The Fame, 4

WLP

From The Fame of a Dead Man’s Deeds:
An Up-Close Portrait of William Pierce

by Robert Griffin

 
In late 1997 I wrote Pierce a letter broaching the idea of writing a book about him and his ideas. In the letter, I said:

I’m not talking about anything authorized, that is to say, where explicitly or implicitly I have the job of fronting for you, making you look good, selling you. But at the same time, I wouldn’t be aiming to demonize you or set you up as a straw man to serve some agenda of my own. I also don’t want to play a game academics often play [I am a university professor], which is to stand above their subjects, as it were, and patronizingly critique them and make themselves look good in the process. What I do want to do is focus on the issues you raise and the ideas you affirm and your current activities within the context of the events and circumstances of your life, and to present it as objectively as I can. Whatever else comes through, I want who you are and what you are and where you have come from put out there for readers straight and true. I am not interested in exposes or inside journalism. I am interested in where this culture and society is heading and how we live our individual lives, and what you and what you represent have to do with that.

Pierce wrote back:

Your idea is an intriguing one. I am not convinced that the things I have accomplished to date merit a biography—although I always am trying to acquire more merit. From a practical point of view, if you succeed in getting a biography of me published and it is not a hatchet job, it should be helpful. Although you might be subject to pressure from your publisher to produce a book fitting a certain stereotype of me and my message. Anyway, it is a project that I am willing to discuss with you.

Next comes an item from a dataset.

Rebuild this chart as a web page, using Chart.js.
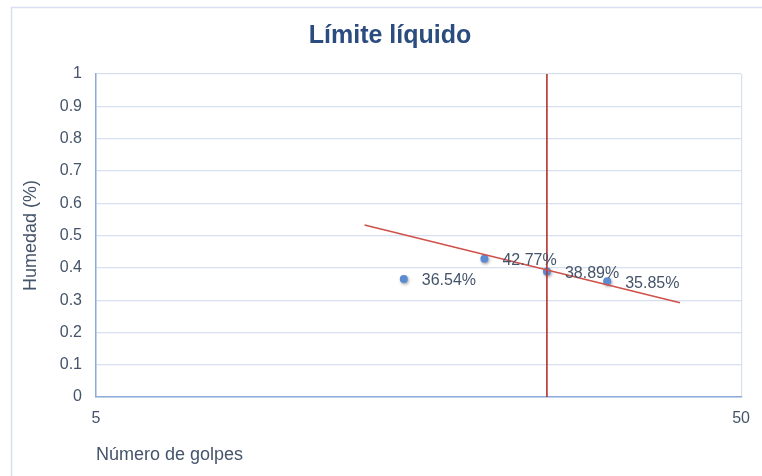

I wrote back to Pierce that I wasn’t planning on writing a full-scale, detailed biography, bringing in multiple sources and perspectives and all. Rather, I was thinking of something akin to what goes on between a subject posing for a portrait and an artist. That is to say, the book would essentially be about him and me: the way he presents himself to me and the way I make sense of and render that presentation. I said I wanted to hear him talk about his life growing up and what he has done as an adult. I wanted to learn about the circumstances in society and the people and experiences and ideas that have had an impact on him. I wanted to become familiar with the books that have made a difference to him—I’ d like to read them if I haven’t—and see if I can learn why they affected him as they did. I wanted to look at how his public life and private life have affected one another. I wanted to do those things in order to paint a picture of him, so to speak. So a portrait would be a more accurate way of referring to what I had in mind than a biography.

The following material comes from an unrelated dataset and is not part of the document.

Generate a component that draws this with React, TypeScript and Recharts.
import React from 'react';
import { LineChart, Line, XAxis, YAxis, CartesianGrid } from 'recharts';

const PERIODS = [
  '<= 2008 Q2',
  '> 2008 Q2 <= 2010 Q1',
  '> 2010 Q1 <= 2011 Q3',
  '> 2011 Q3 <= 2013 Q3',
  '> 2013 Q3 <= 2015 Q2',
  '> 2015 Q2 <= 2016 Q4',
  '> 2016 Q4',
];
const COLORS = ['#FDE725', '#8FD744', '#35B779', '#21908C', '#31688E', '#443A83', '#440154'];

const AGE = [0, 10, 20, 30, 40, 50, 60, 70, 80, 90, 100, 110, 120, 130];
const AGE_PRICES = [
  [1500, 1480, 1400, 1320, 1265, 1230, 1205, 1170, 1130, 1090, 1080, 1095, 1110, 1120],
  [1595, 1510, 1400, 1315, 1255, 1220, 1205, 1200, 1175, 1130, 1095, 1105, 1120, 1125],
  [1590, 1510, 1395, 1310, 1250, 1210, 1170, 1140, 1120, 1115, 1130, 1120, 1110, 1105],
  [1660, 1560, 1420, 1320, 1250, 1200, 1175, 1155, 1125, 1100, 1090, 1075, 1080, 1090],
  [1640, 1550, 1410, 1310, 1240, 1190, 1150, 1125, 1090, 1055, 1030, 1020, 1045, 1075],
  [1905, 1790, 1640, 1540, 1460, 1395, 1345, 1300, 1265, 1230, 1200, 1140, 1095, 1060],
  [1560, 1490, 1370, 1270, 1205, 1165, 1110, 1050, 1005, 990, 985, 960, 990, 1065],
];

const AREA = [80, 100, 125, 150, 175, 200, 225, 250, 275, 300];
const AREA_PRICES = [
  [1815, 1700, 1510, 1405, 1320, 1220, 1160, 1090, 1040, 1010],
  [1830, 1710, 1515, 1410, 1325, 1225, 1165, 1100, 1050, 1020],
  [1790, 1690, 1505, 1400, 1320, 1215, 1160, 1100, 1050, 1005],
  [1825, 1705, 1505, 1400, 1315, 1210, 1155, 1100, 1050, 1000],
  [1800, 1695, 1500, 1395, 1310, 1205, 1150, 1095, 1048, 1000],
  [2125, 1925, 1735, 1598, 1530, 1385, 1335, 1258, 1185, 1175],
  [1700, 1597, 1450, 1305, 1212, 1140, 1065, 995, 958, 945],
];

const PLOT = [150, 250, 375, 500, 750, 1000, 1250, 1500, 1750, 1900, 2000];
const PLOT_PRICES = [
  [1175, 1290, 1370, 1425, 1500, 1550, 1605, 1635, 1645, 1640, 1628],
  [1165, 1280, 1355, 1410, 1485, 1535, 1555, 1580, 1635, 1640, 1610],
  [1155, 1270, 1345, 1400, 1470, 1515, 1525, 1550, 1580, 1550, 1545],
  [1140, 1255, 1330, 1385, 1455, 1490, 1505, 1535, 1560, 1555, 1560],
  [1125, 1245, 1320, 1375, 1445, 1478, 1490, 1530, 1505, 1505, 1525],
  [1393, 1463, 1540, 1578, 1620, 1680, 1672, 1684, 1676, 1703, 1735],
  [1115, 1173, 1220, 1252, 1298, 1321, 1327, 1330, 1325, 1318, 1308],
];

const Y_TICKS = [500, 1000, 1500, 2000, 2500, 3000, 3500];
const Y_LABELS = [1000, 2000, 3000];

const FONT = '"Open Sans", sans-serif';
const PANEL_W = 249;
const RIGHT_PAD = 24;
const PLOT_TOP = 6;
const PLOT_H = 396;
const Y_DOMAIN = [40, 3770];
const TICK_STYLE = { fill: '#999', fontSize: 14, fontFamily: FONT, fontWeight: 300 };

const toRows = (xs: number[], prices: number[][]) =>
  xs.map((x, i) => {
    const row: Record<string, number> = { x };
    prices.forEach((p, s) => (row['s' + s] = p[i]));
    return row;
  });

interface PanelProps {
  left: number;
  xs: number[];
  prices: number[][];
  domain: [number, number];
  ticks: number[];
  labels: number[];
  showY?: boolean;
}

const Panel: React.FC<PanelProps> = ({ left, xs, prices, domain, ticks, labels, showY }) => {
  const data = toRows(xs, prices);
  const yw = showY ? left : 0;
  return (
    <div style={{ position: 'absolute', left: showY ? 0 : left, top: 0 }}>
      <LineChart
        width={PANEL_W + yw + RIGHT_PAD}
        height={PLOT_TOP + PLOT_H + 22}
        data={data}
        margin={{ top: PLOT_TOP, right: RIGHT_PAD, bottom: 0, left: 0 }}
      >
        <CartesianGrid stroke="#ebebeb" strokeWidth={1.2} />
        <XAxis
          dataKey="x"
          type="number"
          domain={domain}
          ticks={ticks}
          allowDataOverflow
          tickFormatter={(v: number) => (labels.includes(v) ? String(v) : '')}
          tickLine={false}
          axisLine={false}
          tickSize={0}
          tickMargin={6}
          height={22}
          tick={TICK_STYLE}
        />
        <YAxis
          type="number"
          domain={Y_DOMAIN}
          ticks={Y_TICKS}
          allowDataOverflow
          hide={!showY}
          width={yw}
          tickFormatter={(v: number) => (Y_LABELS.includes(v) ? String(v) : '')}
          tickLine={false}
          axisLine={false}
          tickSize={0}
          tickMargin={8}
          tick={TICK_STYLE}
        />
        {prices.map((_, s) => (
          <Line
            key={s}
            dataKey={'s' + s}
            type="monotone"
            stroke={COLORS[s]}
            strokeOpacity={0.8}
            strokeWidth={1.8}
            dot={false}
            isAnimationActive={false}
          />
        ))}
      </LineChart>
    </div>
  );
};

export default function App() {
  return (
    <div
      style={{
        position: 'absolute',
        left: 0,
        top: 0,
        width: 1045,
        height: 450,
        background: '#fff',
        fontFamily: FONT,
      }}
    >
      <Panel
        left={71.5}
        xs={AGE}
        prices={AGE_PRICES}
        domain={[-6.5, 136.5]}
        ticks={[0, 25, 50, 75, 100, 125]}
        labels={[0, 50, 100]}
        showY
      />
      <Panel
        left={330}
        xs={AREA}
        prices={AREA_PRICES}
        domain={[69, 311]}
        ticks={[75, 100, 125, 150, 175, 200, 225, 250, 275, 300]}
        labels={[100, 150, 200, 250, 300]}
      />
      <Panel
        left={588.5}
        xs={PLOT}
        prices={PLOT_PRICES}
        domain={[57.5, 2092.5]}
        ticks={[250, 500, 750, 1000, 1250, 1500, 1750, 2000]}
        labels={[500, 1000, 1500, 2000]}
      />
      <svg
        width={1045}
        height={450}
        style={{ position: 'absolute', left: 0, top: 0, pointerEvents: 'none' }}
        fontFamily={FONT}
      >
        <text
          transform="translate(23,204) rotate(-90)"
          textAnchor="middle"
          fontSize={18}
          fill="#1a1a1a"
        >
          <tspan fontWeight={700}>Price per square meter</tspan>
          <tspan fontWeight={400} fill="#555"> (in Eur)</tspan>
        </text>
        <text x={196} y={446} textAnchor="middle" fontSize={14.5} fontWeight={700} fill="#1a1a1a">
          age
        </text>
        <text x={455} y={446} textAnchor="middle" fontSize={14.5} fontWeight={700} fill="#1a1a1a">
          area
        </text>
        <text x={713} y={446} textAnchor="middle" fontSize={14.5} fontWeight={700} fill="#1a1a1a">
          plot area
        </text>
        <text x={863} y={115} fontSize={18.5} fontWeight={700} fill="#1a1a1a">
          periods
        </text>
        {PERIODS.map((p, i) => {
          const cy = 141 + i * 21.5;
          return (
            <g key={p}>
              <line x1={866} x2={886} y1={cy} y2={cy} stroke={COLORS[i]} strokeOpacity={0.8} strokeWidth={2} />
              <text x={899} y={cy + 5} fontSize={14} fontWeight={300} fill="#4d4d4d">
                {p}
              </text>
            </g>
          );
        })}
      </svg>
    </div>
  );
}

And, really, I said in the letter, I am not setting out to do a hatchet job on you. I am not intending to write a judgmental book; rather, I want to be a vehicle that will allow readers the chance to get a good look at you and to decide for themselves what they see. I told Pierce I would stay away from slanting or channeling people’ s impression of him by tacking negative labels on him—neo-Nazi, anti-Semite, bigot, hater. However, he had to understand that after hearing what he has to say and reviewing what he has done with his life, readers may well decide that, indeed, those labels suit him. And as for publishers pushing me to fit him into a certain stereotype—he had mentioned that possibility—I told him that I was not going to bend reality for anybody.

I told Pierce that I wanted to meet him in person—I hadn’t at that point—and talk more about this project and see if it seemed as if the two of us could work together. I said I thought a couple of hours with one another should give us a good sense of whether we ought to keep exploring this idea.

Pierce said that was all right with him, and I went to see him in West Virginia. This was in the fall of 1997. We talked for two hours in the afternoon at his office in the National Alliance headquarters building on his three hundred forty-six acre plot of land. Basically, we got acquainted. He asked me about what things were like at the university where I am on the faculty, and we talked about university politics for a time. I thought the session went well. Pierce seemed open and unthreatened—I had expected more wariness, which would have been understandable—and he was congenial and expansive. At the end of that first meeting, we decided that I should come back and spend a full work day at the property.